オーストラリアには,主に州が所有する TAFE (Technical and Further Education) という学校が 100 以上ある。中等教育以降を対象にした職業訓練のための専門学校で,設立理念や形式は日本の高専に似ている。事実,ウチの学校もヴィクトリア州の TAFE と国際交流をやってたりする。
記事の内容は,TAFE が建築,看護,IT,経理その他の分野で,大学と同等レベルの学士 (bachelor) の学位を与える計画をしていることに関するもの。これに対して大学側に反対意見があるという話。
反対派の根拠は
- 多くの学生が学士コースを履修することで,学士の価値が薄れる。
- 私立大学が多くの留学生を抱えて破綻した例があり,TAFE でも同じ現象が起こることが予想される。

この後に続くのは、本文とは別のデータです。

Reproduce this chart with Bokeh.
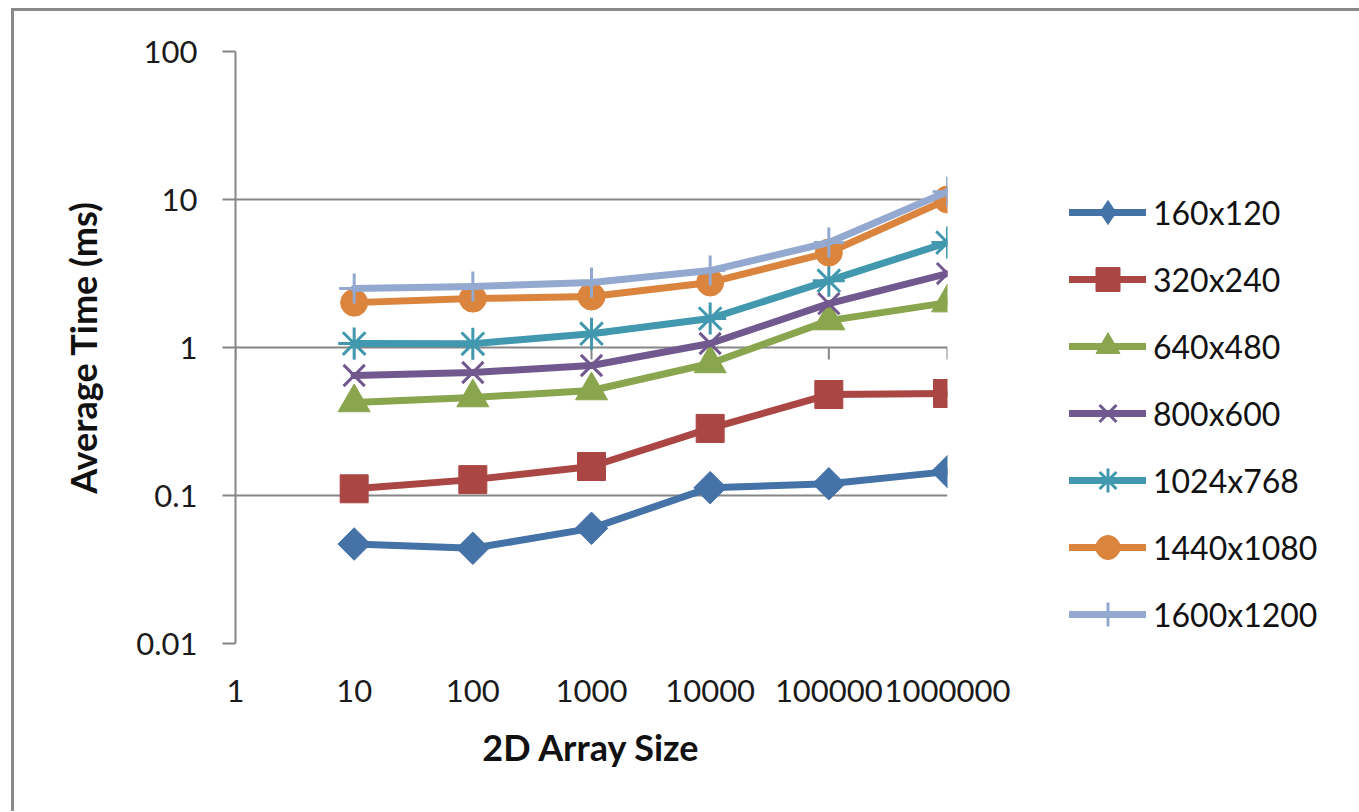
import math
from bokeh.plotting import figure
from bokeh.models import FixedTicker, Legend, LegendItem
from bokeh.embed import file_html
from bokeh.resources import INLINE

# ---------------- data ----------------
sizes = [10, 100, 1000, 10000, 100000, 1000000]
series_names = ["160x120", "320x240", "640x480", "800x600", "1024x768", "1440x1080", "1600x1200"]
t_160x120 = [0.047, 0.044, 0.060, 0.113, 0.120, 0.145]
t_320x240 = [0.111, 0.128, 0.157, 0.284, 0.481, 0.489]
t_640x480 = [0.425, 0.459, 0.512, 0.78, 1.52, 2.01]
t_800x600 = [0.647, 0.678, 0.756, 1.064, 1.98, 3.16]
t_1024x768 = [1.064, 1.06, 1.24, 1.57, 2.83, 5.12]
t_1440x1080 = [2.01, 2.14, 2.21, 2.75, 4.38, 10.0]
t_1600x1200 = [2.50, 2.58, 2.75, 3.31, 5.12, 11.3]
series_values = [t_160x120, t_320x240, t_640x480, t_800x600, t_1024x768, t_1440x1080, t_1600x1200]

x_ticks = [1, 10, 100, 1000, 10000, 100000, 1000000]
x_tick_labels = ["1", "10", "100", "1000", "10000", "100000", "1000000"]
y_ticks = [0.01, 0.1, 1, 10, 100]
y_tick_labels = ["0.01", "0.1", "1", "10", "100"]

# ---------------- styles ----------------
colors = ["#4572A7", "#AA4643", "#89A54E", "#71588F", "#4198AF", "#DB843D", "#93A9CF"]
markers = ["square", "square", "triangle", "x", "asterisk", "circle", "cross"]
legend_markers = ["diamond", "square", "triangle", "x", "asterisk", "circle", "cross"]
angles = [math.pi / 4, 0, 0, 0, 0, 0, 0]
msizes = [23, 28, 32, 30, 32, 27, 30]
GRID = "#868686"
FONT = "Lato"

p = figure(frame_width=712, frame_height=592, x_axis_type="log", y_axis_type="log",
           x_range=(1, 1000000), y_range=(0.01, 100),
           output_backend="svg", toolbar_location=None,
           min_border_left=221, min_border_right=141, min_border_top=40, min_border_bottom=168)
p.styles = {"margin-left": "11px", "margin-top": "8px",
            "border-left": "3px solid #8a8a8a",
            "border-top": "3px solid #8a8a8a", "border-right": "3px solid #8a8a8a"}
p.outline_line_color = None
p.background_fill_color = "white"
p.border_fill_color = "white"

# y axis
p.yaxis.ticker = FixedTicker(ticks=y_ticks, minor_ticks=[])
p.yaxis.major_label_overrides = dict(zip(y_ticks, y_tick_labels))
p.yaxis.axis_line_color = GRID
p.yaxis.axis_line_width = 2
p.yaxis.major_tick_line_color = GRID
p.yaxis.major_tick_line_width = 2
p.yaxis.major_tick_out = 13
p.yaxis.major_tick_in = 0
p.yaxis.minor_tick_line_color = None
p.yaxis.major_label_standoff = 25
p.yaxis.major_label_text_font = FONT
p.yaxis.major_label_text_font_size = "31px"
p.yaxis.major_label_text_color = "#1a1a1a"
p.yaxis.axis_label = "Average Time (ms)"
p.yaxis.axis_label_text_font = FONT
p.yaxis.axis_label_text_font_style = "bold"
p.yaxis.axis_label_text_font_size = "36px"
p.yaxis.axis_label_text_color = "#111111"
p.yaxis.axis_label_standoff = 28

# x axis (labels only at the bottom)
p.xaxis.ticker = FixedTicker(ticks=x_ticks, minor_ticks=[])
p.xaxis.major_label_overrides = dict(zip(x_ticks, x_tick_labels))
p.xaxis.axis_line_color = None
p.xaxis.major_tick_line_color = None
p.xaxis.minor_tick_line_color = None
p.xaxis.major_label_standoff = 30
p.xaxis.major_label_text_font = FONT
p.xaxis.major_label_text_font_size = "31px"
p.xaxis.major_label_text_color = "#1a1a1a"
p.xaxis.axis_label = "2D Array Size"
p.xaxis.axis_label_text_font = FONT
p.xaxis.axis_label_text_font_style = "bold"
p.xaxis.axis_label_text_font_size = "36px"
p.xaxis.axis_label_text_color = "#111111"
p.xaxis.axis_label_standoff = 20

p.xgrid.grid_line_color = None
p.ygrid.grid_line_color = GRID
p.ygrid.grid_line_width = 2
p.ygrid.minor_grid_line_color = None

# horizontal axis crosses at y = 1: tick marks hanging below that line
p.ray(x=x_ticks, y=[1] * len(x_ticks), length=12, length_units="screen",
      angle=-math.pi / 2, line_color=GRID, line_width=2)

items = []
for name, vals, c, m, lm, a, s in zip(series_names, series_values, colors, markers,
                                      legend_markers, angles, msizes):
    ln = p.line(sizes, vals, line_color=c, line_width=7, line_join="round", line_cap="round")
    if m in ("x", "asterisk", "cross"):
        sc = p.scatter(sizes, vals, marker=m, size=s, line_color=c, line_width=3, fill_color=c)
    else:
        sc = p.scatter(sizes, vals, marker=m, size=s, angle=a, line_color=c, fill_color=c, line_width=1)
    rends = [ln, sc]
    if lm != m:
        # legend-only glyph (drawn at zero size on the chart)
        lg = p.scatter(sizes, vals, marker=lm, size=0, line_color=c, fill_color=c, line_width=1)
        rends = [ln, lg]
    items.append(LegendItem(label=name, renderers=rends))

legend = Legend(items=items, location=(122, -1), orientation="vertical",
                glyph_width=77, glyph_height=60, label_height=40, spacing=7,
                label_standoff=7, padding=0, margin=0,
                label_text_font=FONT, label_text_font_size="32px", label_text_color="#111111",
                border_line_color=None, background_fill_alpha=0)
p.add_layout(legend, "right")

open("out.html", "w").write(file_html(p, INLINE))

- TAFE は低所得者層からも多くの学生を受け入れているが,学士を取得するために必要な資金は一般の大学よりも高額になる。
- 学士のための教育に力を注ぐことで,本来の職業訓練的な性格が薄れることが懸念される。
記事の中には,TAFE で取得した学位が,大学の学位よりも低く見られがちだとかいう記述もあって,この辺は,さもありなんとは思うが,にわかには同意しかねる。一般に,日本の高専の専攻科で取得した学位が大学の学部教育で取得したものと比べて低く見られているかどうかは良く知らないが,教えているこちらからすると,そこらの学部教育よりははるかに高い内容を学生には求めているわけで,意識としては少なくとも大学の修士レベルと同等であることを目指している。ただ日本では,高専は学位を与える機関としては認められていなくて,学位授与機構というところに申請をしないと学生は学位が得られなかったりするわけで,やっぱりある種,特異な先入観や偏見に晒されているという気がしないでもない。
まぁ,TAFE の教育レベルと高専のレベルが同じであるとは限らないので,単純な比較はできないわけだけれど,最後は,学校としてのアウトプット(つまり学生,卒業生)のクオリティをどう保つかってことになるのだと思う。大学院の定員増の時の議論と似ているけれども,最後の砦は,最前線に立つ我々教員の良心にほかならない。これは TAFE だろうが高専だろうが,大学だろうが最終的には同じことだ。時代の趨勢によって,クオリティの維持が難しくなることはあるかもしれないけれども,少なくとも我々の姿勢としてはそこで妥協しちゃいけないわけだ,やっぱり。高専の専攻科も定員増が叫ばれているから,もはや隣の庭の話ではない。
というわけで,少なくともボクんとこに来る学生は,それなりに覚悟するように。甘くないよ。